• **EXERCISE GOAL**:
Reproduce each line that includes the word "with".

• **GIVEN INFORMATION**:

******************************

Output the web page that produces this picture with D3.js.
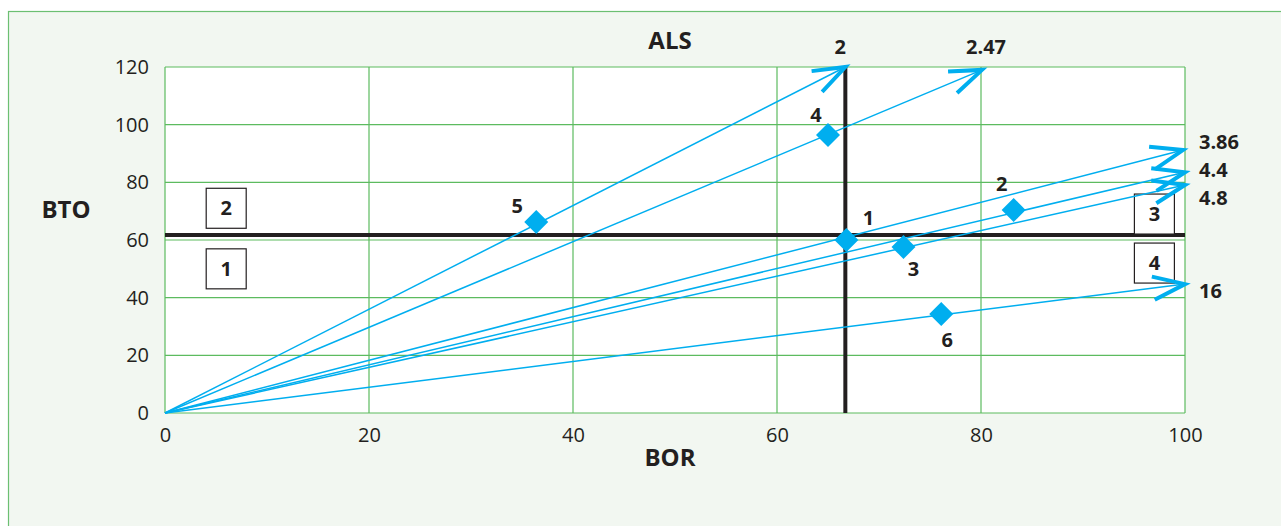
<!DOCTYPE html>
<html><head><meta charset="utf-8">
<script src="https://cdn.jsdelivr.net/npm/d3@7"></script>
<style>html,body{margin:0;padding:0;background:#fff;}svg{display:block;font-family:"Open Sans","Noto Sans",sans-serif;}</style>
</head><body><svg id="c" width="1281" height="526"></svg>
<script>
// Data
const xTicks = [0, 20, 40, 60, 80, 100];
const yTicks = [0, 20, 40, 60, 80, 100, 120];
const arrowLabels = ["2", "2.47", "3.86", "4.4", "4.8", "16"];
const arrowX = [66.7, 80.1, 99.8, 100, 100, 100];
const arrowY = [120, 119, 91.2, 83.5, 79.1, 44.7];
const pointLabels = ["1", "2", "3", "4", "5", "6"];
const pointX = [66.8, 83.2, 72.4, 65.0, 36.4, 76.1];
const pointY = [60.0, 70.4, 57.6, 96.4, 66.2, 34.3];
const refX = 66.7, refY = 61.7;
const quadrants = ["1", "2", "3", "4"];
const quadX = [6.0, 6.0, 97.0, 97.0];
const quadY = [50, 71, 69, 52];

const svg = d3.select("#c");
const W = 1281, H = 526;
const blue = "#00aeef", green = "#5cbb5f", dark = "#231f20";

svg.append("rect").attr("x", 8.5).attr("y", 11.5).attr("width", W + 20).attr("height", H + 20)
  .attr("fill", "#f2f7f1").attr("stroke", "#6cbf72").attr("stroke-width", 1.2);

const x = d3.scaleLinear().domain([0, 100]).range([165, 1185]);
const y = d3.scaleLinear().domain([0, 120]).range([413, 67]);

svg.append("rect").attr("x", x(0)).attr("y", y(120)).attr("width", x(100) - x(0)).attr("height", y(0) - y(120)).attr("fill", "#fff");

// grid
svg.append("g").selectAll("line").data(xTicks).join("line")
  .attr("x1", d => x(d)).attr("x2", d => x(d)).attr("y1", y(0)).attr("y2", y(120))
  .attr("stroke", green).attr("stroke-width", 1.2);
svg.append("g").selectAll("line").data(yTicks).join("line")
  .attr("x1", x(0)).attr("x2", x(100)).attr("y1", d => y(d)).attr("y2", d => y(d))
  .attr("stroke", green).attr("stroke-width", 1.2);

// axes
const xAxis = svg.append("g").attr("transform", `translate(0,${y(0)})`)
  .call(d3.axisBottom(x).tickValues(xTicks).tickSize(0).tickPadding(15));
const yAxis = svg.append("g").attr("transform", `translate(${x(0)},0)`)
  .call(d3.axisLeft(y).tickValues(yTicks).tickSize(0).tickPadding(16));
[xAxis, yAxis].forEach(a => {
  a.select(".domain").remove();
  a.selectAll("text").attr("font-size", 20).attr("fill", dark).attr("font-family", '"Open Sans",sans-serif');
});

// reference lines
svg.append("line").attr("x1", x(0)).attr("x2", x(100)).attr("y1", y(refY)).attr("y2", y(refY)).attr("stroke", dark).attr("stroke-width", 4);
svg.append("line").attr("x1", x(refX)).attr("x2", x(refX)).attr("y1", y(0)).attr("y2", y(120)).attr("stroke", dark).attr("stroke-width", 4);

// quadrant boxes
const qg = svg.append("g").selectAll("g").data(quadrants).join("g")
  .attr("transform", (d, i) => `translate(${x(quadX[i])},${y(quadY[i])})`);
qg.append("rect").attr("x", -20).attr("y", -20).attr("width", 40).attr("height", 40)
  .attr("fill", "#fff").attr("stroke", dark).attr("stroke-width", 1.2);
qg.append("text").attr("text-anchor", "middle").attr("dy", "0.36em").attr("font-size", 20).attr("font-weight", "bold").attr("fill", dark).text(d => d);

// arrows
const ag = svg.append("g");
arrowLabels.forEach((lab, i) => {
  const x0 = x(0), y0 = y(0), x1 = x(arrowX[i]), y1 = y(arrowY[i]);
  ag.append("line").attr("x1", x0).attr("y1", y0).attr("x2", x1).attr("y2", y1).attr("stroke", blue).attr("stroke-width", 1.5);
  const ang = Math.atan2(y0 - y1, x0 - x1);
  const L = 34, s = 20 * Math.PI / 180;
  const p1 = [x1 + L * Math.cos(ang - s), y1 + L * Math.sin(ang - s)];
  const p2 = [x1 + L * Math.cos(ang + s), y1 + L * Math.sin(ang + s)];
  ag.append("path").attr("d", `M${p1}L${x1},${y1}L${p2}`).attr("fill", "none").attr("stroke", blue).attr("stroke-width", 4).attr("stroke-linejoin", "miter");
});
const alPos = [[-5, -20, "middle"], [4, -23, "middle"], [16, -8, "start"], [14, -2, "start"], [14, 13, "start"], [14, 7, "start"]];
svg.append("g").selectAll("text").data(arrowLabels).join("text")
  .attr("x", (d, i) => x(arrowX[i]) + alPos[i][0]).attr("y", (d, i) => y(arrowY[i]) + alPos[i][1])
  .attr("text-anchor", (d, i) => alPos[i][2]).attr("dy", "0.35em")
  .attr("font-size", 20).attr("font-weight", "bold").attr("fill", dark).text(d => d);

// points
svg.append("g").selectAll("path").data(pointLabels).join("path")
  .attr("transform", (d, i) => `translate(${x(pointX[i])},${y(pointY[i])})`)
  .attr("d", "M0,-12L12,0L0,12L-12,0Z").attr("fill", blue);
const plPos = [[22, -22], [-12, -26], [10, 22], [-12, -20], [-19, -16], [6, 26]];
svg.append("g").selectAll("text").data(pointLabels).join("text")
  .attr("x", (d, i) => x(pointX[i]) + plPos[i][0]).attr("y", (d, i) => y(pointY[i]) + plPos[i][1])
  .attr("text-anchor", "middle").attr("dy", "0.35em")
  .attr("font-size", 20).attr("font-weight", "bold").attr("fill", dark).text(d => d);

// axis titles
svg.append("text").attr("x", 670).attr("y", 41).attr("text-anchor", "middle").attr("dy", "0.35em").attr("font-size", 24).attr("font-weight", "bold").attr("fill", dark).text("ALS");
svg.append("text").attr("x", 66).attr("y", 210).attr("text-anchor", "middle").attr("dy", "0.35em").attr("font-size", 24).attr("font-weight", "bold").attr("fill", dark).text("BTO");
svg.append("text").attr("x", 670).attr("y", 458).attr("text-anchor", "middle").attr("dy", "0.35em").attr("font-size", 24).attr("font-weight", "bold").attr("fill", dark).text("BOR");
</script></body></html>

******************************

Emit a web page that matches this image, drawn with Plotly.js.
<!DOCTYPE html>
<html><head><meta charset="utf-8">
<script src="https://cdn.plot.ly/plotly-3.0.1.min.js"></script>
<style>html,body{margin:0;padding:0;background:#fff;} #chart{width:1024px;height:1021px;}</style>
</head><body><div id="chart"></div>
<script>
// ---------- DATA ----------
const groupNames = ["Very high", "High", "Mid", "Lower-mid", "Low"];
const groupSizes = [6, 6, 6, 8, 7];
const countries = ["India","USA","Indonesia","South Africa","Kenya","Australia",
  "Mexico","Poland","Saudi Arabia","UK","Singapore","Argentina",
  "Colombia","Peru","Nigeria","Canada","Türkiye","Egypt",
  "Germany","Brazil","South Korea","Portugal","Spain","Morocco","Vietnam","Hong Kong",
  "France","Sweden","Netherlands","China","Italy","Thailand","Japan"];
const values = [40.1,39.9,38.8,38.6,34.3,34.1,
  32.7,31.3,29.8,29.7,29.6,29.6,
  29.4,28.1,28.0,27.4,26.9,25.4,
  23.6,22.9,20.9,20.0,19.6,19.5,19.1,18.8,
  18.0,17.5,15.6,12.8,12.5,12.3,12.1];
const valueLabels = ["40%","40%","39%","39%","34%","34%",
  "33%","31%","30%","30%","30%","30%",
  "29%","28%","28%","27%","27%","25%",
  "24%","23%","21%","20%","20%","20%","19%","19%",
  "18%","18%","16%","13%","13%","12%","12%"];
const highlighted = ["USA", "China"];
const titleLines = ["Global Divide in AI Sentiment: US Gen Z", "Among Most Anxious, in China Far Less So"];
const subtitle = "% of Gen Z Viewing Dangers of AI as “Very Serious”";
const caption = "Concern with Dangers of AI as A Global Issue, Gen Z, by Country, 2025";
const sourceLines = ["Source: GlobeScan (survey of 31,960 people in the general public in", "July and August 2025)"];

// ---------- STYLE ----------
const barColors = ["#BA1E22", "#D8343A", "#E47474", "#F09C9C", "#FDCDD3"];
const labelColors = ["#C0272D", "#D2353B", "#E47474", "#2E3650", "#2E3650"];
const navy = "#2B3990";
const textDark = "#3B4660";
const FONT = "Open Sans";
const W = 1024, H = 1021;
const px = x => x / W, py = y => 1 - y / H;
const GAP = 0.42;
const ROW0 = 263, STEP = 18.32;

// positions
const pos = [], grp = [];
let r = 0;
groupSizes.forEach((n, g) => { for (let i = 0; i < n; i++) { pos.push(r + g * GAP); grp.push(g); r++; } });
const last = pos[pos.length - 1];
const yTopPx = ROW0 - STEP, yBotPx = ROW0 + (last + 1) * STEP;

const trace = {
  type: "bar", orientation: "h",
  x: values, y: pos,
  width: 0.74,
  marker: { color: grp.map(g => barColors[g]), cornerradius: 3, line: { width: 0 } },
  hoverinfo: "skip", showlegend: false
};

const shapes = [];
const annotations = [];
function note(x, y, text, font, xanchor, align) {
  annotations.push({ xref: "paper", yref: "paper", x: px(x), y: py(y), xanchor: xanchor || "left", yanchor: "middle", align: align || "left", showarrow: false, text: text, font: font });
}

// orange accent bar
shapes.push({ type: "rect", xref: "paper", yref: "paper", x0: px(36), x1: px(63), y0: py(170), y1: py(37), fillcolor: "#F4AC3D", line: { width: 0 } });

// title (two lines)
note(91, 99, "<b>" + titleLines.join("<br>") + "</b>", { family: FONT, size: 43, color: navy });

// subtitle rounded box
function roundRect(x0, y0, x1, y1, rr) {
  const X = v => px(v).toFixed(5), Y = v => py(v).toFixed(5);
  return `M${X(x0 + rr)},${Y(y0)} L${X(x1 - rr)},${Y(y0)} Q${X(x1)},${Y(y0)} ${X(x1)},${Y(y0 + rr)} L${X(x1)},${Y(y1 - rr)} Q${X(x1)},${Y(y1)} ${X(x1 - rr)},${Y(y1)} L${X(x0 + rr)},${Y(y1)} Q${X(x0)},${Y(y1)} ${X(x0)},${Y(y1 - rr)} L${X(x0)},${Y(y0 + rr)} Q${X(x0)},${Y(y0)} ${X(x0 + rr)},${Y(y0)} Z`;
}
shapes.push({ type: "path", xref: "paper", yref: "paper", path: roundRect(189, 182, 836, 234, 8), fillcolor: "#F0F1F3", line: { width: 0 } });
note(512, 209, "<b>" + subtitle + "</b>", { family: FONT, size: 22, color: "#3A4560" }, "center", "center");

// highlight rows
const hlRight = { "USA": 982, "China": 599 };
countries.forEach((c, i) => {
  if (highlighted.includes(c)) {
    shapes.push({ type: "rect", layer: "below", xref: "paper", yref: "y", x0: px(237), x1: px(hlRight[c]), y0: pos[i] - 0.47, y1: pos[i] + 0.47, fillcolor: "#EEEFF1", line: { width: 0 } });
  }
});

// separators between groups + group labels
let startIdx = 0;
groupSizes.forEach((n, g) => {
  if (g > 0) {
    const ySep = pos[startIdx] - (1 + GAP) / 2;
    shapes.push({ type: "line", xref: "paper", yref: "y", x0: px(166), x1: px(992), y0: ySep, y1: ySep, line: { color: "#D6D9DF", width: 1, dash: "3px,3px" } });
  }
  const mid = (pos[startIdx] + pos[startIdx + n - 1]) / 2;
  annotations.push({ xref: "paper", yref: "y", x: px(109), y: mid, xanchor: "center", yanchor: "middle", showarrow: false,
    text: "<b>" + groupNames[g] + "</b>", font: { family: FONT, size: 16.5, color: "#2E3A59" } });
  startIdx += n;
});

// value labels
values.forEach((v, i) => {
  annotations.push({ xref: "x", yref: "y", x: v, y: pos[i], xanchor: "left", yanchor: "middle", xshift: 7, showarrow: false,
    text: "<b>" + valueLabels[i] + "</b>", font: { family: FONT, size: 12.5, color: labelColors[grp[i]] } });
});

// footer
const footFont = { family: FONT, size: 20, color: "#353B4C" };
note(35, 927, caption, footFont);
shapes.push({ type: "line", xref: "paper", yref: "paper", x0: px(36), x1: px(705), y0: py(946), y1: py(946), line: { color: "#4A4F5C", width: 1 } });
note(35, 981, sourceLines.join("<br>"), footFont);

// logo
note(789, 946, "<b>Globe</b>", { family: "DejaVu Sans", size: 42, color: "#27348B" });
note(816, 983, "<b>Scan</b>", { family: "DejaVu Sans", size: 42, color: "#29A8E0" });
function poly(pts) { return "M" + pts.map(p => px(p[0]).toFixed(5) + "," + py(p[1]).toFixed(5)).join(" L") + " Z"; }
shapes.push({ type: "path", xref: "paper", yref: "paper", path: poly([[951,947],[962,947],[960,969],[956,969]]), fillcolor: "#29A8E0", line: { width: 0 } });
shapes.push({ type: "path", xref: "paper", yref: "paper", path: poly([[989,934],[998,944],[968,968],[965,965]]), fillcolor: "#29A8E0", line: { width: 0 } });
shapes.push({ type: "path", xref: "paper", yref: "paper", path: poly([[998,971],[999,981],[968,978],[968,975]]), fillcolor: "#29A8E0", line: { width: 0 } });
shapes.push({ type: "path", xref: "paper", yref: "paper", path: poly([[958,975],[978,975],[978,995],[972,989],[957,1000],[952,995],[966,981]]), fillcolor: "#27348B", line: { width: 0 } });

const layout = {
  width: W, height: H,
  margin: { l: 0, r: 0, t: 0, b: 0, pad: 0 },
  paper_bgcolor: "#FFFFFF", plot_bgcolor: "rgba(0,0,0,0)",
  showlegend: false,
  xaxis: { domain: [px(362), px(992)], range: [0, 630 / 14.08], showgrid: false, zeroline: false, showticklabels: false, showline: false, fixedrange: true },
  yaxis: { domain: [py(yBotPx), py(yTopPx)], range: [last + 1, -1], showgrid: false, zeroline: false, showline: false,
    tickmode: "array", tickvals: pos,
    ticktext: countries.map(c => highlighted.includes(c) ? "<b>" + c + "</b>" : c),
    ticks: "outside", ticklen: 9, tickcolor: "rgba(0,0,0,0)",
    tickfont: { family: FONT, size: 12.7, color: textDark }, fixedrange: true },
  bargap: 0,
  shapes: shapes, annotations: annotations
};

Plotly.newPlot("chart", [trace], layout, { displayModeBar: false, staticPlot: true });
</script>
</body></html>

******************************

• **OUTPUT FOR THIS TASK**:
Output the web page that produces this picture with D3.js.
Emit a web page that matches this image, drawn with Plotly.js.
const caption = "Concern with Dangers of AI as A Global Issue, Gen Z, by Country, 2025";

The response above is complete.